I thought it was interesting – and very encouraging, for us wannabe Hero Scientists who *may* be working on giant robots with laser eyes as we speak – that the Hero Scientist was lauded as a Hero at the end, despite being the one whose actions, er, destroyed the city. I had recently noticed this unbelievable outcome appear in an even more extreme form, in ‘Megamind’. I am humbly thankful for this ‘get out of jail free’ card for Hero Scientists in popular culture, so many years after the invention of the atom bomb.

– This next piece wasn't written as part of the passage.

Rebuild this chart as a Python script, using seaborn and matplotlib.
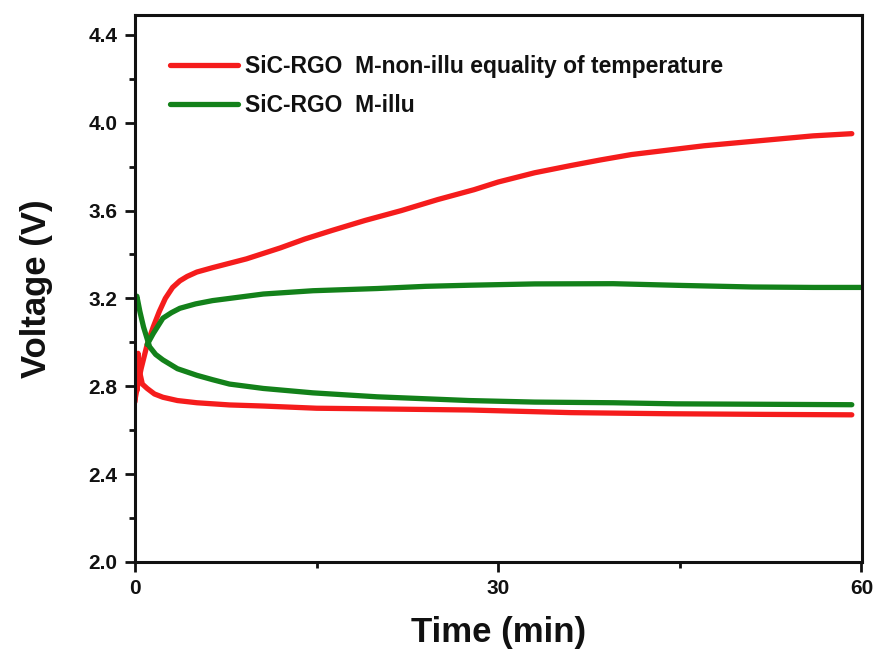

What really struck me was the picture of government in the film. ‘The Day After Tomorrow’ was a sympathetic portrait of the Bush/Cheney administration, whose faintly disguised analogues were shown as heroic, if clueless, but government in ‘Cloudy with a Chance of Meatballs’ has no redeeming features. The film is set in a town where the collapse of the sardine fishing industry has left the economy in ruins. The Mayor, in a picture perfect illustration of how unimaginative government is when it tries to think outside the box, spends the annual budget of the town on a sardine-themed amusement park. This initial demonstration of fiscal profligacy is then reinforced many times over on a metaphorical level. The Mayor enthusiastically scoffs the food that comes from the sky, snatching cheeseburgers from old ladies in the aftermath of the original rain of food, and is seen to get fatter and fatter and fatter as the movie progresses. He makes more and more extreme demands on the machine that are the proximate cause of it breaking down and wreaking havoc. All the NPC inhabitants of the town happily go along with Mayor’s excesses, and he effortlessly resists all attempts by the Hero Scientist to get him to moderate his behaviour.
The Mayor explicitly sets himself up as a father figure for the Hero Scientist when he is trying to get him to do what he wants, in an obvious reference to the usurpation by the welfare state of functions traditionally performed by the family. An even clearer reference to the infantilisation of society at the hands of an ever-expanding paternalistic government is the Mayor’s golden boy, a former child actor featured on the tins of sardines once produced in the town, who still goes around in a nappy. In the end the Mayor leaves the town in the lurch as it is about to be destroyed, escaping on a raft made of a giant toasted cheese sandwich. He is unable to stop himself from eating it as well, and in the very last scene we see him going under.
Productivity increases are made possible by science; the response of government to these productivity increases is to bloat uncontrollably. This is the core message of the film, made with no subtlety whatsoever.
So I kind of liked ‘Cloudy with a Chance of Meatballs’ despite the fact that it made me afraid of food too.
Today is the 7th anniversary of this blog.